National Gallery of Victoria drops Wilson Security

March 8, 2018

The National Gallery of Victoria (NGV) announced on February 28 that Wilson Security will no longer provide it with security services and SecureCorp has been appointed as its long-term security services provider.

Wilson Security has provided security services for the Australian government’s detention centres on Nauru since 2012 and Manus Island during 2014–17. It is notorious for overseeing, perpetrating and attempting to cover up years of abuse against refugees and asylum seekers on Manus Island and Nauru, as many inquiries and reports have shown.

Despite announcing its withdrawal from the offshore detention industry, Wilson Security is allegedly still providing security on Nauru through Queensland company Canstruct.

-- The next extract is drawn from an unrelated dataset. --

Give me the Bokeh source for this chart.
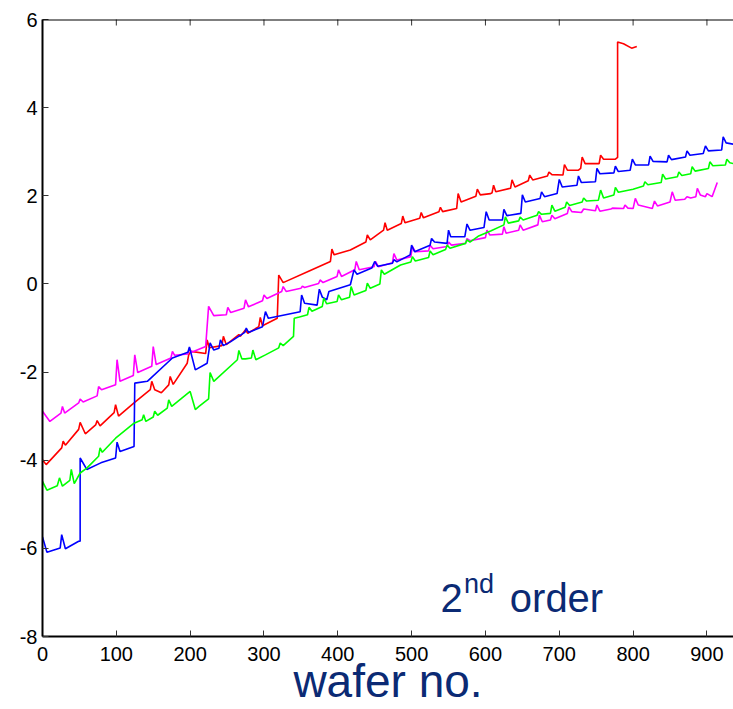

Last August, more than 1500 artists and members of the public signed a letter urging the gallery to cancel the contract with Wilson Security. Shortly afterwards, one of the NGV’s most famous paintings, Picasso’s Weeping Woman, was covered by a cloth featuring Wilson’s insignia.

In further actions, a cello performance of a song composed by journalist, filmmaker and Manus Island detainee Behrouz Boochani blocked the entrance to the NGV. Later, the gallery’s famous moat and waterwall was turned blood red, a reference to Wilson’s ongoing violence. And in December, artists Candice Breitz and Rafael Lozano-Hemmer brought international attention to the issue by renaming their artworks Wilson Must Go.

Kylie Wilkinson, spokesperson for the Artists’ Committee, an artist collective dedicated to ending the contract between the NGV and Wilson Security, said: “We are so pleased the NGV has done the right thing. They have refused to allow Wilson Security to profit while abusing refugees and people seeking asylum. We thank the gallery for showing ethical leadership on this issue and for relaying the concerns of its communities to the state government.

"We hope that these discussions have resonated in the state offices and will have an impact on other contracts that the Victorian government is involved in.

“More and more, institutions are realising that there can be no business in abuse. Unethical companies, like Wilson Security, that abuse people and the environment, will face strong community opposition and will no longer be able to operate.”